И это, на удивление, было напечатано слово в слово! Перестройка, однако…
Съезд развеял леоновские опасения, что писатели поведут себя как монахи. Едва кто-то пытался удариться в риторику, как его тут же яростно захлопывали. Лопухнулся Егор Исаев, не сразу сообразивший, что овация не поощряет, а осуждает его краснобайство. Заподозрив неладное, он стал бешено наращивать скорость чтения, с длинных очередей перешел на сплошной клекот, достигнув нечеловеческой виртуозности, но добился лишь того, что к овации прибавился общий хохот.
Напоследок, с восьмой попытки, писатели все-таки выговорились.
Через восемь лет Леонид Леонов умер. Я пробежал глазами его старую заметку и ничего не мог понять. Тут же шла речь о Чернобыле!
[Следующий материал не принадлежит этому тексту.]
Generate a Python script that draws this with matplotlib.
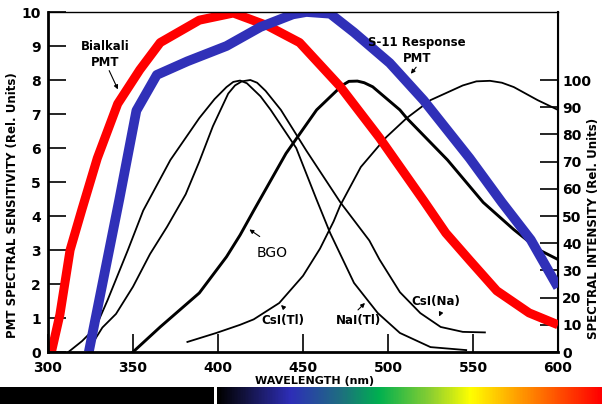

Куда это все подевалось? Не доверяя глазам, перечитал, шевеля губами, строчку за строчкой. И только тогда стал догадываться, в чем дело. Я читаю то, что написано, а читать нужно то, что подразумевалось. Не за восемь лет, а гораздо быстрее мы успели напрочь отвыкнуть от традиционного чтения между строк. Теперь, чтобы привлечь внимание, остервенело лупят по нервам телеграфным столбом. А раньше достаточно было легкого касания, беглого намека, слабого дуновения…
Аппаратные игры
Мариэтта Шагинян прожила на свете 94 года, а самое сильное потрясение испытала еще в гимназии. Ей, шестикласснице, гимназистка постарше, похваляясь, стала рассказывать о своем приключении в разнузданной мужской компании:
— Они не только показывали, они делали!
Это было так отвратительно, что ошеломленная девчушка изо всех сил старалась не слышать мерзких речей. И добилась своего: губы рассказчицы продолжали двигаться быстро, как при еде, но звука из них больше не выходило. В комнате повисла тишина.
И все бы хорошо, но хвастунья ушла, а глухота осталась. Со временем она сделалась полной. И Мариэтта Сергеевна вынуждена была обзавестись слуховым аппаратом. Вместе с ним угодила в эпиграмму:
Железная старуха
Марьетта Шагинян —
Искусственное ухо
Рабочих и крестьян.
В редакции не то чтобы ее боялись, но не хотели с нею связываться, зная, что крика не оберешься. Не правили даже очевидные несуразности. Она, например, могла, промахнувшись на полвека, сообщить, что у нас есть авторы, которых принято называть “крестьянской группой писателей”. На самом деле их давно уже называли “деревенщиками”. Ее восхищала высоким торжеством интеллекта телевизионная картинка, когда, заполняя весь экран, на зрителя по хлебному полю фронтом двигалась лавина комбайнов, хотя весь интеллект в этой инсценировке служил откровенному надувательству. Ведь комбайны строем не ходят. Не такие они умные.